__WHAT IS REQUIRED__:
The lines to extract run from the first line of the material below to the line containing "const yTicks = [0, 10, 20, 30, 40, 50, 60];", both included; leave the pictures behind.

__DATA PROVIDED__:
****************
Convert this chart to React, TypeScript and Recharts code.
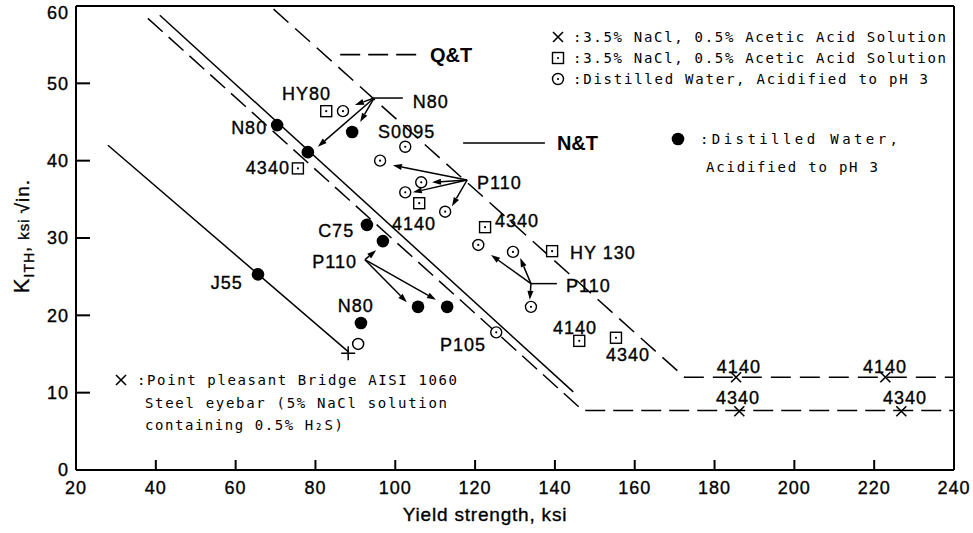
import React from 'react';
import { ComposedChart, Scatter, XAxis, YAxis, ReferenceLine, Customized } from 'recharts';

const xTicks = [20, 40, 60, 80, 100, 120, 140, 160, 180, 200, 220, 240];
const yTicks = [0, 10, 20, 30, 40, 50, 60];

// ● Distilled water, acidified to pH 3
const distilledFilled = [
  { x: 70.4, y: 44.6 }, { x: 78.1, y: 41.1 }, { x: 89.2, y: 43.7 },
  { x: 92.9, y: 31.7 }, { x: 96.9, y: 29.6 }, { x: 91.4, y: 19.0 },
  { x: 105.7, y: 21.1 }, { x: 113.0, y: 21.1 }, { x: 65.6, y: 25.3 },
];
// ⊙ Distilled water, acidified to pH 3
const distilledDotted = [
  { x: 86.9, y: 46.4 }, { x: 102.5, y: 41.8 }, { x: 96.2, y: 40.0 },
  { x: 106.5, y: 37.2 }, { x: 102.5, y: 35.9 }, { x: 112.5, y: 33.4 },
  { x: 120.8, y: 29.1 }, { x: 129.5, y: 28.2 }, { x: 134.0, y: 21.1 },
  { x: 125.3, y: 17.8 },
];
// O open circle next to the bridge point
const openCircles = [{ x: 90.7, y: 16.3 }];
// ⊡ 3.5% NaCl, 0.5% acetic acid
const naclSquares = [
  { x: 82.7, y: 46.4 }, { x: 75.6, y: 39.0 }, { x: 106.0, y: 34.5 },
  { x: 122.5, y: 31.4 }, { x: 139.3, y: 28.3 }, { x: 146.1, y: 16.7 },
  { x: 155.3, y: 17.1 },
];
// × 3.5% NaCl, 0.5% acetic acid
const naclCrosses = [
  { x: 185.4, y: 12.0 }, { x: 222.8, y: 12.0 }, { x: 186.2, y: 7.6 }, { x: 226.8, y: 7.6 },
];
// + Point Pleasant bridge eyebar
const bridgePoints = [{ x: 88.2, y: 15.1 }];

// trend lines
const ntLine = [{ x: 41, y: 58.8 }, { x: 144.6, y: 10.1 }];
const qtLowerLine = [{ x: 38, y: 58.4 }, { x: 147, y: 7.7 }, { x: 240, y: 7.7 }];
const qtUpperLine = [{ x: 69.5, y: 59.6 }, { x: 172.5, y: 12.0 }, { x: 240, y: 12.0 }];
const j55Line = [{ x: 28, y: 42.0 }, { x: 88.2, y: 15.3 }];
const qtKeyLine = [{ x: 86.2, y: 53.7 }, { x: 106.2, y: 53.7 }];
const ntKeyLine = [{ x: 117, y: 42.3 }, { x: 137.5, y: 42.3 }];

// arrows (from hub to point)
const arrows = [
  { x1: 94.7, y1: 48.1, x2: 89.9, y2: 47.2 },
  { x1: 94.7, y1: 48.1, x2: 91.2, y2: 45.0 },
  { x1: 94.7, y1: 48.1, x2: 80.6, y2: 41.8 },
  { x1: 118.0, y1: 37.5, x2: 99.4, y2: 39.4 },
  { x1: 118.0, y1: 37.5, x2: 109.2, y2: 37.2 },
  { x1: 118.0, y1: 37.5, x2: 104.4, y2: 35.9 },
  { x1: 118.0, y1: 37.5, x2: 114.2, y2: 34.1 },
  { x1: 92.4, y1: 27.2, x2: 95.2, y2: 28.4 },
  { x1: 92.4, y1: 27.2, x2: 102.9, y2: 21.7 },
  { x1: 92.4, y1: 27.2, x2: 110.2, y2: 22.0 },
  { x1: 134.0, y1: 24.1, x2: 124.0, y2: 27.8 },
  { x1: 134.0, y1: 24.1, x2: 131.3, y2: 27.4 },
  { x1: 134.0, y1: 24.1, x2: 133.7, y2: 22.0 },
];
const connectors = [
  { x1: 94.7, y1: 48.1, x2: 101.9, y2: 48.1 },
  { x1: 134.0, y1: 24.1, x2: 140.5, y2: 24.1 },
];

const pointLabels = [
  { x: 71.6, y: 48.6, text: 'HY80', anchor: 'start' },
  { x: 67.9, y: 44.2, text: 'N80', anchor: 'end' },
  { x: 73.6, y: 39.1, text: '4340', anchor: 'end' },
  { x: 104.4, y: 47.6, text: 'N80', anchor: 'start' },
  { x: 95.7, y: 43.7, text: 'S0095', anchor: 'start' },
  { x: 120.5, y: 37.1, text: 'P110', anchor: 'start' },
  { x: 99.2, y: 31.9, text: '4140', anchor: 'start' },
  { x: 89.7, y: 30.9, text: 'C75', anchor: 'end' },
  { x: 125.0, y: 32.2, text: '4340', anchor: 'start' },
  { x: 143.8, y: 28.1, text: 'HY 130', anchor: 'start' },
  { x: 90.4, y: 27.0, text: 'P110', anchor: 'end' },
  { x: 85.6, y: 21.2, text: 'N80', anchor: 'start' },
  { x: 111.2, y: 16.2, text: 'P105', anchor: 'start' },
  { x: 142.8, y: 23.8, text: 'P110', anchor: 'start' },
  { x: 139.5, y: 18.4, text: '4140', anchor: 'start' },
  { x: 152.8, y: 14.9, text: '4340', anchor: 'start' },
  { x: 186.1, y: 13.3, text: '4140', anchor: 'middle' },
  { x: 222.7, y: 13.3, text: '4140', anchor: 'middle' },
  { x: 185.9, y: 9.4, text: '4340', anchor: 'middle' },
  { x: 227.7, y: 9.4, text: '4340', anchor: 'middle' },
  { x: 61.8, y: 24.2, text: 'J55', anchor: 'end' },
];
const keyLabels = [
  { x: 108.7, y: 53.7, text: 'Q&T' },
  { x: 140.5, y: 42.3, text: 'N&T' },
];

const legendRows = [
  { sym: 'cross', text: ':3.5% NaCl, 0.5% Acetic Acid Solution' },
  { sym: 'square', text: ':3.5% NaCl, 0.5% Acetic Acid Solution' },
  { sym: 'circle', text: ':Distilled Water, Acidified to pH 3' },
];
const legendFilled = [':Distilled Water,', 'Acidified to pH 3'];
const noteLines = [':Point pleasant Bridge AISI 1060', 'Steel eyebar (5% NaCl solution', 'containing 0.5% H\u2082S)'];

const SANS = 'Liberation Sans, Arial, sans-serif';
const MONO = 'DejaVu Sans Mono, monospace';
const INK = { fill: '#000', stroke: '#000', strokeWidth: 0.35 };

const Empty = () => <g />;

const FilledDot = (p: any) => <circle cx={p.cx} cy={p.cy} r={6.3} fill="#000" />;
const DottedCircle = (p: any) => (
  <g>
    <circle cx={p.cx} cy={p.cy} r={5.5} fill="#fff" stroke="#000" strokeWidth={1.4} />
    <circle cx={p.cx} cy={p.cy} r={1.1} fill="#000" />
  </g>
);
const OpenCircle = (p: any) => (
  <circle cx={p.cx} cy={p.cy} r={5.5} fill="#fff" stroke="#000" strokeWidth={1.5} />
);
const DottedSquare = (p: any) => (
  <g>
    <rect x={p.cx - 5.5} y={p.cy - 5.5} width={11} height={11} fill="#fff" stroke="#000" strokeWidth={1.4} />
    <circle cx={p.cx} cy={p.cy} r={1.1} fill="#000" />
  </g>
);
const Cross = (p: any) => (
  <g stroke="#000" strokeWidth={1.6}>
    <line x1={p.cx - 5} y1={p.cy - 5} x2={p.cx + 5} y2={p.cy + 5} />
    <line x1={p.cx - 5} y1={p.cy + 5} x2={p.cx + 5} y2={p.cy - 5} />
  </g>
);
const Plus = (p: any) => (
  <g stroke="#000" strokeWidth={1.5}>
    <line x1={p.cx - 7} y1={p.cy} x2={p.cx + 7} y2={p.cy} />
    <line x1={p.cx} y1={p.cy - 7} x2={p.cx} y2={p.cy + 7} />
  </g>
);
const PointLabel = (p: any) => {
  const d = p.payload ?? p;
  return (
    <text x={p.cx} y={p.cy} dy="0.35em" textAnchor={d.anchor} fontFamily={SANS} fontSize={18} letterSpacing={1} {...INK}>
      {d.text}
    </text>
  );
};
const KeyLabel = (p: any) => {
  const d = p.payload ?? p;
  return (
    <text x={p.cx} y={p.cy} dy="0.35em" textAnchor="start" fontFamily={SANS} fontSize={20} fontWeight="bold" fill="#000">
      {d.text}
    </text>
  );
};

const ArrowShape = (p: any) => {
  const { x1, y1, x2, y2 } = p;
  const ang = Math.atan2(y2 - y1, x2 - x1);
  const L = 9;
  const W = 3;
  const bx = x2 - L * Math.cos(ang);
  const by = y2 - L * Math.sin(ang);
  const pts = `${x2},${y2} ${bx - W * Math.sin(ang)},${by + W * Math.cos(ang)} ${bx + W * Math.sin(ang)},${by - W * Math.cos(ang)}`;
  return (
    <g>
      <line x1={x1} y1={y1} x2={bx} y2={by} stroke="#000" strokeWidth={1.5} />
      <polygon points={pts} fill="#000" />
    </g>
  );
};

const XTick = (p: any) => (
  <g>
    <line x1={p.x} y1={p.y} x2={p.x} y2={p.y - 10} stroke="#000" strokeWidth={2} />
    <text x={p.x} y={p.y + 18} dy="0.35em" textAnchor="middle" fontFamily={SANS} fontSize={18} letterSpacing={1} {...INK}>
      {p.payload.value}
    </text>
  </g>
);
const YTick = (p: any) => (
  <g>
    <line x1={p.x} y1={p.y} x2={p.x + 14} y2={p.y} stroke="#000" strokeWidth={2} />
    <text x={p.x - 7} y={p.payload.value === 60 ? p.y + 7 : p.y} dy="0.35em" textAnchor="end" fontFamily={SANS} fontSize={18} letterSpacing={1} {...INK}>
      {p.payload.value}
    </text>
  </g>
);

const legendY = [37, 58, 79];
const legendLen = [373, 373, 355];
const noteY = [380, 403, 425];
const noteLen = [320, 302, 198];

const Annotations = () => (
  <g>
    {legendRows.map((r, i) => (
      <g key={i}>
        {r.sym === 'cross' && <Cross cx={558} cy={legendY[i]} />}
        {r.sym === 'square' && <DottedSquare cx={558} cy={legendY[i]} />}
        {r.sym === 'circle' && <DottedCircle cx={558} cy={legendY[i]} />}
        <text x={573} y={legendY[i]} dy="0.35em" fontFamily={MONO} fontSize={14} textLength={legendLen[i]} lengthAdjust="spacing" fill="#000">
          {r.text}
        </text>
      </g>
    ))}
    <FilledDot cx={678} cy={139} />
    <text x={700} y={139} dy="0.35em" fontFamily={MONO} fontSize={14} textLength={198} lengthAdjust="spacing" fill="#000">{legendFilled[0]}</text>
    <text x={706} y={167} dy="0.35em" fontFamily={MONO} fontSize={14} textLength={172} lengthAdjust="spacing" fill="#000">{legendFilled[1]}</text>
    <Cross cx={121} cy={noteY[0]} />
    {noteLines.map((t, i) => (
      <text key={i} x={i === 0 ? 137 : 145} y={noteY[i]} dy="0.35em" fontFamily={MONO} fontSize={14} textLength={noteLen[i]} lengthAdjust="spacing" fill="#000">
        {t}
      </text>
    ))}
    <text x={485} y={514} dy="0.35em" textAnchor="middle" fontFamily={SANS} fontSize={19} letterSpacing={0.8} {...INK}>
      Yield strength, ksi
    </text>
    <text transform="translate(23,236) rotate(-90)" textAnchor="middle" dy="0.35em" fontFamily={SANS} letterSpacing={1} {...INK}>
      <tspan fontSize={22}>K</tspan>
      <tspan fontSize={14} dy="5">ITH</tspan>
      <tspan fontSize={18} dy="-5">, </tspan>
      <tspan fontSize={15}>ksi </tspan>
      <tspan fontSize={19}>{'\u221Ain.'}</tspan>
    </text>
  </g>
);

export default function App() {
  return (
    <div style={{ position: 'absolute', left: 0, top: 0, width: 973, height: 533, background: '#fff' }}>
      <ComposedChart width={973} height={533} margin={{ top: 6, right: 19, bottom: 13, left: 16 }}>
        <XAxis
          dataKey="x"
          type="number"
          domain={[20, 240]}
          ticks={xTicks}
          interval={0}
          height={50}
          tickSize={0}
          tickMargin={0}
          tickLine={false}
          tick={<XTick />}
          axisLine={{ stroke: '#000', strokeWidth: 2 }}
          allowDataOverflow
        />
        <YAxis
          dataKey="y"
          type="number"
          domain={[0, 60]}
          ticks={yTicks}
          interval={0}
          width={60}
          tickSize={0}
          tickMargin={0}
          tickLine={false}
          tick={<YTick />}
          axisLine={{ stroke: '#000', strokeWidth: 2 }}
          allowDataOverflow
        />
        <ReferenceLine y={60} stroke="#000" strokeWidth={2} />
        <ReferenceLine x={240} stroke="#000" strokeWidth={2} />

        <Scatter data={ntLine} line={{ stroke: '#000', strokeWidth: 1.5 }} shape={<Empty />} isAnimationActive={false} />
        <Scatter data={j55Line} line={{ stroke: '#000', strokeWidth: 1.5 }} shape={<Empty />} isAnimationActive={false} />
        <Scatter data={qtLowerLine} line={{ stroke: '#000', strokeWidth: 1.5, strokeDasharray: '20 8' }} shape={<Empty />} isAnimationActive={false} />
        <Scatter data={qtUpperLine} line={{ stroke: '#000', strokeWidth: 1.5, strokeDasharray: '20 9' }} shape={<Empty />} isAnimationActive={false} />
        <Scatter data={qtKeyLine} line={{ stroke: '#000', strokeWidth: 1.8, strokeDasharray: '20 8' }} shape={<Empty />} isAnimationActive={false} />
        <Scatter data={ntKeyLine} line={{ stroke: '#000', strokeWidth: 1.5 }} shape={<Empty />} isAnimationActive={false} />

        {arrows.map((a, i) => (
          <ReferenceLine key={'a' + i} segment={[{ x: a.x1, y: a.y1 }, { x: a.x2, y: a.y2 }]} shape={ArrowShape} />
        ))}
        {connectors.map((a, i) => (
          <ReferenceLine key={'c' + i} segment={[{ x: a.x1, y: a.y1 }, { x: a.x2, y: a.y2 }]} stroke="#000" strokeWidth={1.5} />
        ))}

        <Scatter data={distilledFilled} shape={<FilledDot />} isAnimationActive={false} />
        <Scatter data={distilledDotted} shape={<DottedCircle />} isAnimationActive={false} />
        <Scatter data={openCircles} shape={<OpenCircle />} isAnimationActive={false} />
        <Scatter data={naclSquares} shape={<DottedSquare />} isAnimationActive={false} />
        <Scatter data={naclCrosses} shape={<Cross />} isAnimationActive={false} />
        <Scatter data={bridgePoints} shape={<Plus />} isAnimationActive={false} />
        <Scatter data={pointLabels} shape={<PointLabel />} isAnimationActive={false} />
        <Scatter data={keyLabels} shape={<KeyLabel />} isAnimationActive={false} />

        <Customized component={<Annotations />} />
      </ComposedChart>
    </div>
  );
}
****************
__IN RESPONSE__:
Convert this chart to React, TypeScript and Recharts code.
import React from 'react';
import { ComposedChart, Scatter, XAxis, YAxis, ReferenceLine, Customized } from 'recharts';

const xTicks = [20, 40, 60, 80, 100, 120, 140, 160, 180, 200, 220, 240];
const yTicks = [0, 10, 20, 30, 40, 50, 60];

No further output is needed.